[Plotting code records]
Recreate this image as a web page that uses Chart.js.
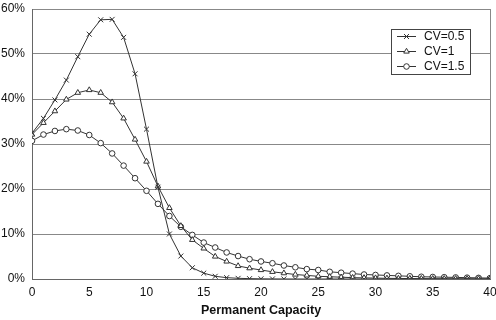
<!DOCTYPE html>
<html><head><meta charset="utf-8">
<script src="https://cdn.jsdelivr.net/npm/chart.js@4/dist/chart.umd.min.js"></script>
<style>html,body{margin:0;padding:0;background:#fff}#wrap{width:496px;height:320px}</style>
</head><body><div id="wrap"><canvas id="c" width="496" height="320"></canvas></div>
<script>
const capacity = [0,1,2,3,4,5,6,7,8,9,10,11,12,13,14,15,16,17,18,19,20,21,22,23,24,25,26,27,28,29,30,31,32,33,34,35,36,37,38,39,40];
const cv05 = [32.4,35.7,39.8,44.2,49.4,54.4,57.6,57.7,53.7,45.6,33.3,20.4,10.0,5.1,2.5,1.3,0.6,0.3,0.15,0.08,0.04,0.02,0.01,0,0,0,0,0,0,0,0,0,0,0,0,0,0,0,0,0,0];
const cv1 = [32.1,34.7,37.3,39.9,41.4,42.0,41.4,39.3,35.7,31.0,26.1,20.6,15.8,11.8,8.7,6.8,5.0,3.9,2.9,2.4,2.0,1.6,1.3,1.0,0.8,0.6,0.5,0.4,0.3,0.25,0.2,0.15,0.12,0.1,0.08,0.06,0.05,0.04,0.03,0.02,0.02];
const cv15 = [30.7,32.1,32.9,33.3,33.0,32.0,30.2,27.9,25.2,22.4,19.6,16.7,14.0,11.6,9.8,8.1,7.0,5.9,5.1,4.4,3.9,3.5,3.0,2.6,2.2,2.0,1.6,1.4,1.2,1.0,0.9,0.8,0.7,0.6,0.5,0.45,0.4,0.35,0.3,0.25,0.2];
const seriesLabels = ['CV=0.5','CV=1','CV=1.5'];
const xTitle = 'Permanent Capacity';

const FONT = "'Liberation Sans', Arial, sans-serif";
const LINE = '#333';
function pts(arr){ return capacity.map((x,i)=>({x:x,y:arr[i]})); }
function ds(label, arr, style, r){
  return {label, data: pts(arr), borderColor: LINE, borderWidth: 1, pointStyle: style,
    pointRadius: r, pointHoverRadius: r, pointBorderColor: LINE, pointBorderWidth: 1,
    pointBackgroundColor: '#fff', tension: 0, fill: false};
}

const extras = {
  id: 'extras',
  beforeDatasetsDraw(chart){
    const {ctx, chartArea:a} = chart;
    ctx.save();
    ctx.strokeStyle = '#888'; ctx.lineWidth = 1;
    ctx.beginPath(); ctx.moveTo(Math.round(a.right)+0.5, a.top); ctx.lineTo(Math.round(a.right)+0.5, a.bottom); ctx.stroke();
    ctx.restore();
  },
  afterDraw(chart){
    const {ctx} = chart;
    const bx = 391, by = 29, bw = 79, bh = 45;
    ctx.save();
    ctx.fillStyle = '#fff'; ctx.fillRect(bx, by, bw, bh);
    ctx.strokeStyle = '#444'; ctx.lineWidth = 1;
    ctx.strokeRect(bx+0.5, by+0.5, bw, bh);
    ctx.font = '12px ' + FONT; ctx.textBaseline = 'middle';
    chart.data.datasets.forEach((d, i) => {
      const y = by + 7.5 + i*15;
      ctx.strokeStyle = LINE; ctx.lineWidth = 1;
      ctx.beginPath(); ctx.moveTo(bx+6, y); ctx.lineTo(bx+25, y); ctx.stroke();
      ctx.fillStyle = '#fff'; ctx.strokeStyle = LINE;
      Chart.helpers.drawPoint(ctx, {pointStyle: d.pointStyle, radius: d.pointRadius, borderWidth: 1, rotation: 0}, bx+15.5, y);
      ctx.fillStyle = '#111';
      ctx.fillText(d.label, bx+33, y+0.5);
    });
    ctx.restore();
  }
};

new Chart(document.getElementById('c'), {
  type: 'line',
  data: { datasets: [ ds(seriesLabels[0], cv05, 'crossRot', 3.5), ds(seriesLabels[1], cv1, 'triangle', 3.2), ds(seriesLabels[2], cv15, 'circle', 2.8) ] },
  options: {
    responsive: false, animation: false, devicePixelRatio: 1,
    layout: { padding: { left: 0, right: 6, top: 9, bottom: 0 } },
    plugins: { legend: { display: false }, tooltip: { enabled: false } },
    scales: {
      x: { type: 'linear', min: 0, max: 40,
        ticks: { stepSize: 5, padding: 6, color: '#111', font: { family: FONT, size: 12 }, maxRotation: 0 },
        grid: { display: false, drawTicks: false },
        border: { display: true, color: '#666', width: 1 },
        title: { display: true, text: xTitle, color: '#111', font: { family: FONT, size: 12.5, weight: 'bold' }, padding: { top: 4, bottom: 2 } },
        afterFit(s){ s.height = 41; s.paddingLeft = 0; s.paddingRight = 0; }
      },
      y: { min: 0, max: 60,
        ticks: { stepSize: 10, padding: 7, color: '#111', font: { family: FONT, size: 12 }, callback: v => v + '%' },
        grid: { color: '#888', lineWidth: 1, drawTicks: false },
        border: { display: true, color: '#666', width: 1 },
        afterFit(s){ s.width = 32; s.paddingTop = 0; s.paddingBottom = 0; }
      }
    }
  },
  plugins: [extras]
});
</script></body></html>
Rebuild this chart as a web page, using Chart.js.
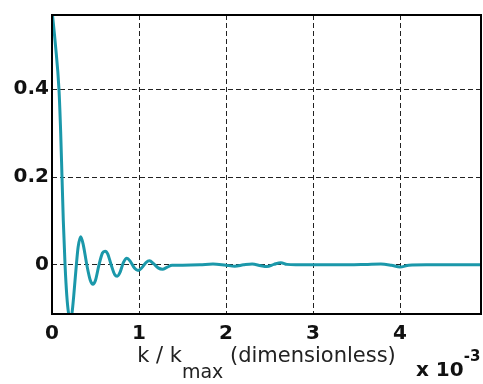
<!DOCTYPE html>
<html>
<head>
<meta charset="utf-8">
<script src="https://cdn.jsdelivr.net/npm/chart.js@4.4.1/dist/chart.umd.min.js"></script>
<style>
  html, body { margin: 0; padding: 0; background: #fff; }
  #wrap { width: 483px; height: 384px; }
</style>
</head>
<body>
<div id="wrap"><canvas id="myChart" width="483" height="384"></canvas></div>
<script>
// Data (k / kmax in units of 1e-3)
const kValues = [0, 0.04, 0.08, 0.10, 0.115, 0.13, 0.15, 0.17, 0.19, 0.21, 0.23, 0.25, 0.28, 0.30, 0.33, 0.36,
  0.40, 0.44, 0.47, 0.50, 0.54, 0.58, 0.61, 0.64, 0.68, 0.72, 0.75, 0.78, 0.82, 0.86, 0.90,
  0.95, 0.99, 1.04, 1.08, 1.12, 1.17, 1.22, 1.27, 1.32, 1.38, 1.5, 1.7, 1.85, 2.0, 2.1,
  2.2, 2.3, 2.4, 2.47, 2.55, 2.63, 2.7, 2.8, 3.0, 3.3, 3.6, 3.78, 3.9, 4.0, 4.1, 4.3, 4.93];
const responseValues = [0.58, 0.50, 0.40, 0.30, 0.20, 0.10, 0.0, -0.07, -0.11, -0.125, -0.11, -0.07, 0.0, 0.04, 0.064, 0.045,
  0.0, -0.035, -0.044, -0.035, 0.0, 0.027, 0.031, 0.025, 0.0, -0.022, -0.026, -0.018, 0.005, 0.015, 0.008,
  -0.008, -0.013, -0.005, 0.005, 0.009, 0.002, -0.007, -0.010, -0.006, -0.001, -0.001, 0.0, 0.002, -0.001, -0.003,
  0.0, 0.002, -0.002, -0.004, 0.001, 0.005, 0.001, 0.0, 0.0, 0.0, 0.001, 0.002, -0.001, -0.005, -0.001, 0.0, 0.0];
const xTickValues = [0, 1, 2, 3, 4];
const yTickValues = [0, 0.2, 0.4];

const points = kValues.map((k, i) => ({ x: k, y: responseValues[i] }));

// box + axis title + multiplier
const framePlugin = {
  id: 'frame',
  afterDraw(chart) {
    const ctx = chart.ctx;
    const a = chart.chartArea;
    ctx.save();
    ctx.strokeStyle = '#000';
    ctx.lineWidth = 2;
    ctx.strokeRect(a.left, a.top, a.right - a.left, a.bottom - a.top);

    // x title with subscript
    ctx.fillStyle = '#222';
    ctx.textBaseline = 'alphabetic';
    ctx.textAlign = 'left';
    ctx.font = '21px "DejaVu Sans"';
    const p1 = 'k / k', p2 = 'max', p3 = ' (dimensionless)';
    const w1 = ctx.measureText(p1).width;
    ctx.font = '19px "DejaVu Sans"';
    const w2 = ctx.measureText(p2).width;
    ctx.font = '21px "DejaVu Sans"';
    const w3 = ctx.measureText(p3).width;
    let x = (a.left + a.right) / 2 - (w1 + w2 + w3) / 2;
    ctx.fillText(p1, x, 362);
    ctx.fillText(p3, x + w1 + w2, 362);
    ctx.font = '19px "DejaVu Sans"';
    ctx.fillText(p2, x + w1, 378);

    // multiplier
    ctx.fillStyle = '#111';
    ctx.font = 'bold 20px "DejaVu Sans"';
    ctx.fillText('x 10', 416, 376);
    const wm = ctx.measureText('x 10').width;
    ctx.font = 'bold 15px "DejaVu Sans"';
    ctx.fillText('-3', 416 + wm, 361);
    ctx.restore();
  }
};

const config = {
  type: 'scatter',
  data: {
    datasets: [{
      data: points,
      showLine: true,
      borderColor: '#1b98aa',
      borderWidth: 3,
      pointRadius: 0,
      tension: 0.4,
      cubicInterpolationMode: 'monotone'
    }]
  },
  options: {
    responsive: false,
    animation: false,
    layout: { padding: { top: 4, right: 2, left: 0, bottom: 0 } },
    plugins: { legend: { display: false }, tooltip: { enabled: false } },
    scales: {
      x: {
        type: 'linear',
        min: 0,
        max: 4.93,
        afterBuildTicks: (s) => { s.ticks = xTickValues.map(v => ({ value: v })); },
        afterFit: (s) => { s.height = 70; },
        grid: { color: '#222', lineWidth: 1, drawTicks: false },
        border: { display: false, dash: [5, 3] },
        ticks: {
          padding: 8,
          color: '#111',
          font: { family: 'DejaVu Sans', weight: 'bold', size: 20 },
          callback: (v) => String(v)
        }
      },
      y: {
        type: 'linear',
        min: -0.112,
        max: 0.569,
        afterBuildTicks: (s) => { s.ticks = yTickValues.map(v => ({ value: v })); },
        afterFit: (s) => { s.width = 52; },
        grid: { color: '#222', lineWidth: 1, drawTicks: false },
        border: { display: false, dash: [5, 3] },
        ticks: {
          padding: 3,
          color: '#111',
          font: { family: 'DejaVu Sans', weight: 'bold', size: 20 },
          callback: (v) => String(v)
        }
      }
    }
  },
  plugins: [framePlugin]
};

const myChart = new Chart(document.getElementById('myChart'), config);
</script>
</body>
</html>
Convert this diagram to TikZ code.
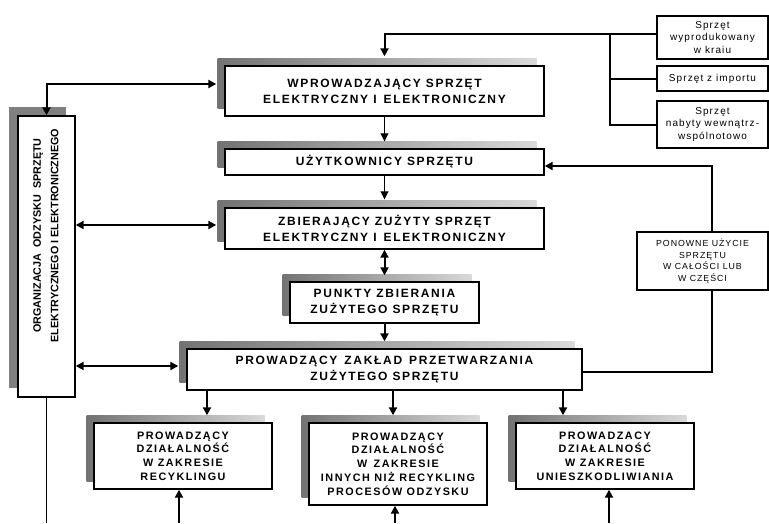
\documentclass[tikz,border=0pt]{standalone}
\usepackage{fontspec}
\setmainfont{Liberation Sans}
\newfontfamily\lsbig[LetterSpace=14]{Liberation Sans}
\newfontfamily\lsreg[LetterSpace=11]{Liberation Sans}
\newfontfamily\lsorg{Liberation Sans}
\usetikzlibrary{arrows.meta,shadows}
\begin{document}
\begin{tikzpicture}[x=1pt,y=-1pt,
  shbox/.style={draw, line width=1.4pt, fill=white, inner sep=0pt, align=center,
     general shadow={shadow xshift=-7.5pt, shadow yshift=7.5pt, left color=black!55, right color=black!15}},
  orgbox/.style={draw, line width=1.4pt, fill=white, inner sep=0pt,
     general shadow={shadow xshift=-9pt, shadow yshift=9pt, fill=black!50}},
  plainbox/.style={draw, line width=1.3pt, fill=white, inner sep=0pt, align=center},
  bigtxt/.style={font=\lsbig\bfseries\fontsize{12}{16}\selectfont},
  bottxt/.style={font=\lsbig\bfseries\fontsize{10.8}{13.8}\selectfont},
  orgtxt/.style={font=\lsorg\bfseries\fontsize{10.8}{17.5}\selectfont, align=center},
  smalltxt/.style={font=\lsreg\fontsize{10}{12.5}\selectfont},
  pontxt/.style={font=\lsreg\fontsize{8.8}{11.5}\selectfont},
  tipA/.style={-{Triangle[length=8pt,width=8pt]}},
  thk/.style={line width=2pt, tipA},
  thn/.style={line width=0.9pt, tipA},
  dbl/.style={line width=2pt, {Triangle[length=8pt,width=8pt]}-{Triangle[length=8pt,width=8pt]}},
  plainline/.style={line width=2pt}
]
\useasboundingbox (0,0) rectangle (769,523);

% main column
\node[shbox, bigtxt, minimum width=319pt, minimum height=50pt] (wpr) at (384.5,91)
  {WPROWADZAJĄCY SPRZĘT\\ELEKTRYCZNY I\, ELEKTRONICZNY};
\node[shbox, bigtxt, minimum width=319pt, minimum height=26pt] (uzy) at (384.5,162)
  {UŻYTKOWNICY SPRZĘTU};
\node[shbox, bigtxt, minimum width=319pt, minimum height=41pt] (zbi) at (384.5,228.5)
  {ZBIERAJĄCY ZUŻYTY SPRZĘT\\ELEKTRYCZNY I\, ELEKTRONICZNY};
\node[shbox, bigtxt, minimum width=189pt, minimum height=41pt] (pkt) at (384.5,302.5)
  {PUNKTY ZBIERANIA\\ZUŻYTEGO SPRZĘTU};
\node[shbox, bigtxt, minimum width=395pt, minimum height=41pt] (zak) at (384.5,369.5)
  {PROWADZĄCY\, ZAKŁAD\, PRZETWARZANIA\\ZUŻYTEGO SPRZĘTU};

% bottom row
\node[shbox, bottxt, minimum width=178pt, minimum height=66pt] (rec) at (183,456)
  {PROWADZĄCY\\DZIAŁALNOŚĆ\\W ZAKRESIE\\RECYKLINGU};
\node[shbox, bottxt, minimum width=178pt, minimum height=82pt] (inn) at (398,464)
  {PROWADZĄCY\\DZIAŁALNOŚĆ\\W\, ZAKRESIE\\INNYCH NIŻ RECYKLING\\PROCESÓW ODZYSKU};
\node[shbox, bottxt, minimum width=178pt, minimum height=66pt] (uni) at (605,456)
  {PROWADZACY\\DZIAŁALNOŚĆ\\W ZAKRESIE\\UNIESZKODLIWIANIA};

% organisation box
\node[orgbox, minimum width=57pt, minimum height=281pt] (org) at (46.5,256.5) {};
\node[orgtxt, rotate=90] (orgt) at ([xshift=-0.5pt,yshift=21pt]org.center)
  {ORGANIZACJA\ \ ODZYSKU\ \ SPRZĘTU\\ELEKTRYCZNEGO I ELEKTRONICZNEGO};

% right boxes
\node[plainbox, smalltxt, minimum width=111pt, minimum height=43pt] (s1) at (712.5,37.5)
  {Sprzęt\\wyprodukowany\\w kraiu};
\node[plainbox, smalltxt, minimum width=111pt, minimum height=25pt] (s2) at (712.5,78.5)
  {Sprzęt z importu};
\node[plainbox, smalltxt, minimum width=111pt, minimum height=47pt] (s3) at (712.5,124.5)
  {Sprzęt\\nabyty wewnątrz-\\wspólnotowo};
\node[plainbox, pontxt, minimum width=131pt, minimum height=58pt] (pon) at (702.5,261)
  {PONOWNE UŻYCIE\\SPRZĘTU\\W CAŁOŚCI LUB\\W CZĘŚCI};

% source connectors
\coordinate (jn) at (610,34);
\draw[thk] ([yshift=3.5pt]s1.west) -| ([yshift=9pt]wpr.north);
\draw[plainline] (s2.west) -| (jn);
\draw[plainline] (s3.west) -| (jn);

% main column arrows
\draw[thn] (wpr.south) -- ([yshift=7pt]uzy.north);
\draw[thn] (uzy.south) -- ([yshift=8pt]zbi.north);
\draw[dbl] (zbi.south) -- ([yshift=6pt]pkt.north);
\draw[thk] (pkt.south) -- ([yshift=7pt]zak.north);

% organisation links
\draw[dbl] ([xshift=-8pt,yshift=7pt]wpr.west) -| (org.north);
\coordinate (zl) at ([xshift=-8pt,yshift=3.5pt]zbi.west);
\draw[dbl] (zl) -- (zl -| org.east);
\coordinate (kl) at ([xshift=-8pt,yshift=3.5pt]zak.west);
\draw[dbl] (kl) -- (kl -| org.east);
\coordinate (b0) at (46.5,523);
\draw[line width=0.9pt] (org.south) -- (b0);

% from processing plant down
\coordinate (r1) at ([xshift=24pt,yshift=7pt]rec.north);
\coordinate (r2) at ([xshift=-5pt,yshift=7pt]inn.north);
\coordinate (r3) at ([xshift=-42pt,yshift=7pt]uni.north);
\draw[thk] (r1 |- zak.south) -- (r1);
\draw[thk] (r2 |- zak.south) -- (r2);
\draw[thk] (r3 |- zak.south) -- (r3);

% from below into bottom boxes
\coordinate (b1) at (179,523);
\coordinate (b2) at (395,523);
\coordinate (b3) at (609,523);
\draw[thk] (b1) -- (b1 |- rec.south);
\draw[thk] (b2) -- (b2 |- inn.south);
\draw[thk] (b3) -- (b3 |- uni.south);

% reuse loop
\coordinate (p1) at ([xshift=9.5pt]pon.north);
\coordinate (p2) at ([xshift=9.5pt]pon.south);
\draw[thk] (p1) |- ([yshift=-4pt]uzy.east);
\draw[plainline] (p2) |- ([yshift=-2.5pt]zak.east);
\end{tikzpicture}
\end{document}
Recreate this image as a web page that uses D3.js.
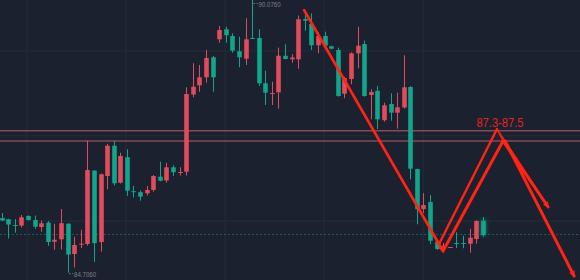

▸ Task brief
Copy each line of the data above that holds "Recreate".

▸ Answer to this exercise
Recreate this image as a web page that uses Chart.js.
Recreate this image as a web page that uses D3.js.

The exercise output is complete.